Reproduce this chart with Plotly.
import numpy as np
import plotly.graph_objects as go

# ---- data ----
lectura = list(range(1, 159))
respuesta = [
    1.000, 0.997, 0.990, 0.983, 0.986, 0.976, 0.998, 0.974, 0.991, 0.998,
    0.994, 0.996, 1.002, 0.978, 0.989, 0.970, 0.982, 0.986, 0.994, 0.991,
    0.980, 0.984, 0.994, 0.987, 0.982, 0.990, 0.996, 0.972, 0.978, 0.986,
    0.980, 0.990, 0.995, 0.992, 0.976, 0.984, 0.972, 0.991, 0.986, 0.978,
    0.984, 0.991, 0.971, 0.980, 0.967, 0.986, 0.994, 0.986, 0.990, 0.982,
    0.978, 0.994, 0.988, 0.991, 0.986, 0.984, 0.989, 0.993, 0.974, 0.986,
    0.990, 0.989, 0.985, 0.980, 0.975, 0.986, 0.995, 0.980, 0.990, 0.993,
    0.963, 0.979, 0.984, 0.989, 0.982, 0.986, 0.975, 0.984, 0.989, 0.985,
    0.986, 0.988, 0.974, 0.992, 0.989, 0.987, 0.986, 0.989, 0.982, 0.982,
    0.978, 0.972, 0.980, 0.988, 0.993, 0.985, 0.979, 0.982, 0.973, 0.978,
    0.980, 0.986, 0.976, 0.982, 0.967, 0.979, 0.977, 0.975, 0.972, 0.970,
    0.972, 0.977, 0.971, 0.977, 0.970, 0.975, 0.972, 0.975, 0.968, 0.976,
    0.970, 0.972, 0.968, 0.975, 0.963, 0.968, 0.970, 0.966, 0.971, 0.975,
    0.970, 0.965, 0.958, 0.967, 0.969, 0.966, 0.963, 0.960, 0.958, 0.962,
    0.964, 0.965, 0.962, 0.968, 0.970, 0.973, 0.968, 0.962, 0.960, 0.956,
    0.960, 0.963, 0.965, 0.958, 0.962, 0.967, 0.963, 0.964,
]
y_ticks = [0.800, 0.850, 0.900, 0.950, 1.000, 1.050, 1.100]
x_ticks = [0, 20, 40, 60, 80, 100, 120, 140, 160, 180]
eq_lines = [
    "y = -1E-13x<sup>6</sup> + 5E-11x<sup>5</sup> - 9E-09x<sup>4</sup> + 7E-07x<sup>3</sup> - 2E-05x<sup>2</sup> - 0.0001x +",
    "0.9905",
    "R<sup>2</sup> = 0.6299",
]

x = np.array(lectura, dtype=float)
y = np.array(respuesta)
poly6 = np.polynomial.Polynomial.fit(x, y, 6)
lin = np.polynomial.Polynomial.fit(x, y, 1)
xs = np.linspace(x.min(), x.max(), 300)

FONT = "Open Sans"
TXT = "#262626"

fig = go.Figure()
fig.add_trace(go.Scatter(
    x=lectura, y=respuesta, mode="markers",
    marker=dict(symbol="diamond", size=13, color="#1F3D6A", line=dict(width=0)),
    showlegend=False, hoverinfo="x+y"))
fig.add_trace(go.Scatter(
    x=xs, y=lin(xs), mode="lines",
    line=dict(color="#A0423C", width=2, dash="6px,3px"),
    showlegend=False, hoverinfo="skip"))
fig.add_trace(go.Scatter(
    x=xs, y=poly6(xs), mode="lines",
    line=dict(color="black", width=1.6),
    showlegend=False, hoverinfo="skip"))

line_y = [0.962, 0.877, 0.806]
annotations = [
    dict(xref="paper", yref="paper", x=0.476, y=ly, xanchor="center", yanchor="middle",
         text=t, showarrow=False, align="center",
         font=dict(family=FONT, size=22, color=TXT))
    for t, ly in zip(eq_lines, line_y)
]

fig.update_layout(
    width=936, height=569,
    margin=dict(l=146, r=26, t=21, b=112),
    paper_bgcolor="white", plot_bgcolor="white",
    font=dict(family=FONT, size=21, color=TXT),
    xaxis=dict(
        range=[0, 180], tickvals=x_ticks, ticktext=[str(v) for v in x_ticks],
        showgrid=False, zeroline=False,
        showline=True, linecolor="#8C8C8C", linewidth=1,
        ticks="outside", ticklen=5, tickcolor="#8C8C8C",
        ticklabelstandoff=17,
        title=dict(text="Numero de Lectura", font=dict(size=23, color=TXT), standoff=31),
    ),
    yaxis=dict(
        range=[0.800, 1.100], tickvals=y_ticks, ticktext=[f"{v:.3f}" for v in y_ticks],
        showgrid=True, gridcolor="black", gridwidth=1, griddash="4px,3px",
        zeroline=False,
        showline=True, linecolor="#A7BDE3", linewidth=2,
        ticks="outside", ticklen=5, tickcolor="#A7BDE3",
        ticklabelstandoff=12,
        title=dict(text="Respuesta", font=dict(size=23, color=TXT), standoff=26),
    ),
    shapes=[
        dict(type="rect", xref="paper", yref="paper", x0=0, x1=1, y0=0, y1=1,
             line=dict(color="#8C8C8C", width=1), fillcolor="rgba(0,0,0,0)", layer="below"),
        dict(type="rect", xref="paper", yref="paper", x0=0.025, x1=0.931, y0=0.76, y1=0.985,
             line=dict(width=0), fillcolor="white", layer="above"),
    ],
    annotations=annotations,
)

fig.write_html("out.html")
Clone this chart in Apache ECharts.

==========

Exercise description - Quote the records above from their first line through the line containing "import plotly.graph_objects as go", both ends included.

Completed task -
Reproduce this chart with Plotly.
import numpy as np
import plotly.graph_objects as go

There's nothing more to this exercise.